Tuesday, May 22, 2018

Bankruptcy at the Mill, Twice

Amory Maynard (date unknown) Courtesy Maynard
Historical Society. Click on photos to enlarge.
In the early 1840s, two men show up in the small hamlet of Assabet Village, at that time basically a collection of farm holdings by the Smith and Brooks families plus a grain mill and a small paper mill, all strung out along Great Road [Route 117], and start buying up land. Amory Maynard buying this. William Knight buying that. Locally, no one knows them, but they have plenty of money. A cardinal rule of real estate is that if a fool wants to buy land at above market, sell it. It was not clear here who the fools were, but the end result was that by the time the ink had dried, it had become obvious that Maynard and Knight were partners in an endeavor, and they were the new owners of more than 300 acres of land, plus water rights extending miles up the Assabet River.

In the summer of 1846, Amory Maynard moved his family from Marlborough to a house on Summer Hill Road, hired Artemas Whitney to build a dam, and had a canal dug from the dam to a location downstream on the river where he then built a 100x50 foot woolen mill, complete with a water wheel. The key benefit of moving the dam upstream and the mill downstream was greater vertical drop for the water, meaning more power from the water wheel. Meanwhile, Knight was reaffirming his Boston business connections in the raw wool, wool yarn and carpet industries, in which his experience dated back twenty years.

William Knight (date unknown).
Courtesy Framingham
Historical Society.
Together, they were making and selling carpets by 1847. The business was officially incorporated as the Assabet Manufacturing Company in May of 1849. In December of that same year, Knight withdrew from day-to-day operations. He sold the business and some of his land holdings to Maynard for $50,000, of which 80 percent was on mortgage. The mill was on hard times in the Panic of 1857, and again in 1861. In the latter instance it went into foreclosure. Maynard was bought out for cash and assumption of his mortgage to Knight, while at the same time another investor bought Knight’s remaining in-town holdings. Later in 1861, the Assabet Manufacturing Company was incorporated again, this time with Boston investors owning a majority and Knight out of the picture. Amory Maynard became the on-site Agent, equivalent to a chief operating officer, owning only 20 percent. Knight, in retirement, built an imposing five-story brownstone mansion on Beacon Hill and lived the widower’s life there until his death, in 1870.
Going forward in time, Amory managed the mill, plus a construction company on the side. His son Lorenzo took over mill operations in 1885 and was then Agent until December 1898, when the mill went bankrupt a second time. Not his fault. In 1894 the federal government has ended protective tariffs on wool cloth entering the country as part of the Wilson-Gorman Tariff Act. Dozens of U.S. wool mills went under. The Dingley Act of 1897 restored the protective tariff – too late for Maynard. The foreclosure assignees managed the mill until a sale to the American Woolen Company was completed in May 1899. In time, AWC more than doubled the size of the mill and built more worker housing.
The mill at 50 years, a few years before the 1898 forclosure. The three large
buildings closest to the millpond were all built after 1900, by the
American Woolen Company. Courtesy Maynard Historical Society.
 At the time of the 1898 foreclosure, assets at the mill included deposits of $137,587.31 from employees of the mill and business owners in town. This was due to the inconvenience of the nearest bank being in Hudson. The mill acted as a bank, and actually issued bank books and paid interest. After the mill failure depositors initially got back only 55 percent of their savings. There was an additional partial payment after AWC completed the purchase, but nobody got back all of their money, nor any of the interest earned. Lorenzo Maynard was known to have sold most of his shares in the mill before it went under. The animus toward Lorenzo culminated in an attempt to change the name of the town to Assabet a few years later.        
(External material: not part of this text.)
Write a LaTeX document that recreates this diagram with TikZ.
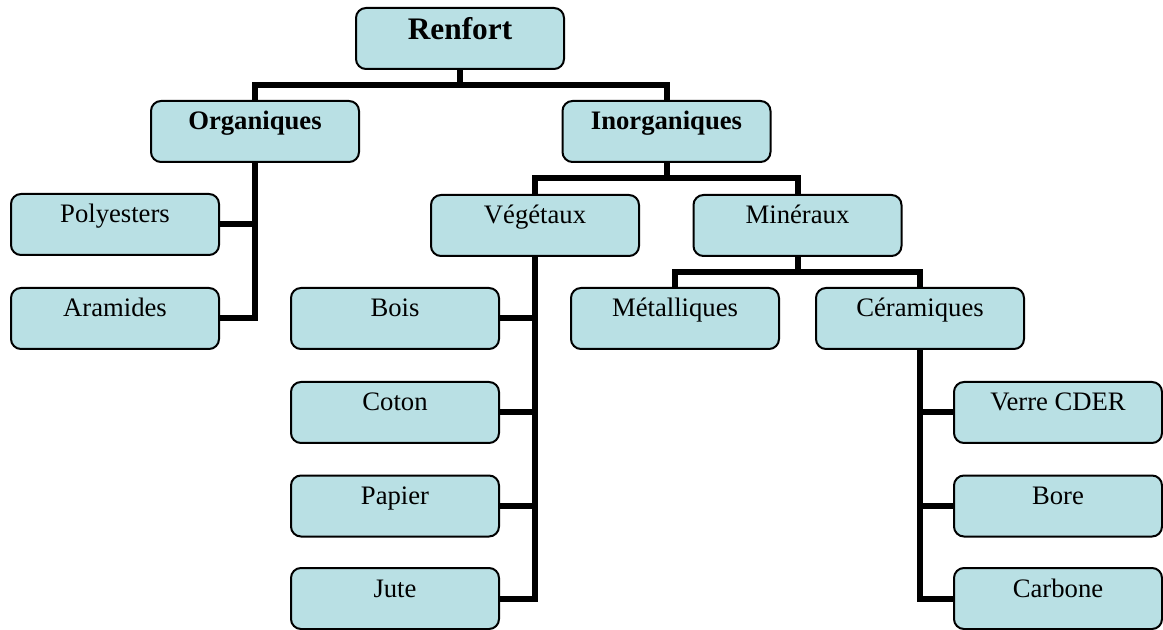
\documentclass[tikz,border=0pt]{standalone}
\usepackage{fontspec}
\setmainfont{Liberation Serif}
\definecolor{boxfill}{RGB}{185,224,228}
\begin{document}
\begin{tikzpicture}[x=0.75pt,y=-0.75pt,
  box/.style={draw, line width=1.5pt, rounded corners=7.5pt, fill=boxfill,
    minimum width=156pt, inner xsep=0pt, inner ysep=0pt,
    text height=21.75pt, text depth=24pt,
    font=\fontsize{20}{24}\selectfont},
  headbox/.style={box, font=\fontsize{20}{24}\selectfont\bfseries},
  rootbox/.style={box, text height=24pt, text depth=21.75pt,
    font=\fontsize{23.5}{28}\selectfont\bfseries},
  link/.style={line width=4.5pt}]
\useasboundingbox (0,0) rectangle (1163,630);

% top level
\node[rootbox] (renfort) at (460,38.5) {Renfort};
\node[headbox] (org) at (255,131.5) {Organiques};
\node[headbox] (inorg) at (666.5,131.5) {Inorganiques};

% organic branch
\node[box] (poly) at (115,224.5) {Polyesters};
\node[box] (aram) at (115,318.5) {Aramides};

% inorganic branch
\node[box] (veg) at (535,225.5) {Végétaux};
\node[box] (min) at (797.5,225.5) {Minéraux};

\node[box] (bois) at (395,318.5) {Bois};
\node[box] (coton) at (395,412.5) {Coton};
\node[box] (papier) at (395,506) {Papier};
\node[box] (jute) at (395,598.5) {Jute};

\node[box] (metal) at (675,318.5) {Métalliques};
\node[box] (ceram) at (920,318.5) {Céramiques};

\node[box] (verre) at (1058,412.5) {Verre CDER};
\node[box] (bore) at (1058,506) {Bore};
\node[box] (carb) at (1058,598.5) {Carbone};

% connectors
\draw[link] (renfort.south) -- ++(0,15) -| (org.north);
\draw[link] (renfort.south) -- ++(0,15) -| (inorg.north);

\draw[link] (org.south) |- (aram.east);
\draw[link] (poly.east) -- (poly.east -| org.south);

\draw[link] (inorg.south) -- ++(0,15) -| (veg.north);
\draw[link] (inorg.south) -- ++(0,15) -| (min.north);

\draw[link] (veg.south) |- (jute.east);
\draw[link] (bois.east) -- (bois.east -| veg.south);
\draw[link] (coton.east) -- (coton.east -| veg.south);
\draw[link] (papier.east) -- (papier.east -| veg.south);

\draw[link] (min.south) -- ++(0,15) -| (metal.north);
\draw[link] (min.south) -- ++(0,15) -| (ceram.north);

\draw[link] (ceram.south) |- (carb.west);
\draw[link] (verre.west) -- (verre.west -| ceram.south);
\draw[link] (bore.west) -- (bore.west -| ceram.south);
\end{tikzpicture}
\end{document}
Does all this fiduciary minutia matter? Well, yes. Without Amory’s transformation from sole owner to Agent, he might not have put so much effort into A&L Maynard – his and Lorenzo’s construction company. And if the mill had not failed under Lorenzo in 1898, then he would still be managing it to his death in 1904, and the American Woolen Company might have no longer been in a position to buy in. No increased need for employees would have meant Maynard as less of an immigration magnet, with perhaps entire ethnic groups never getting here in significant numbers, nor building churches and meeting halls, nor creating need for a trolley, which in turn drew people from neighboring towns to Maynard businesses. A very different Town of Maynard.

Not in the article, but at the time of the 1898 bankruptcy, William Maynard was the largest shareholder of the Assabet Manufacturing Company. Lorenzo, his brother, had sold the majority of  his own stock before the bankruptcy.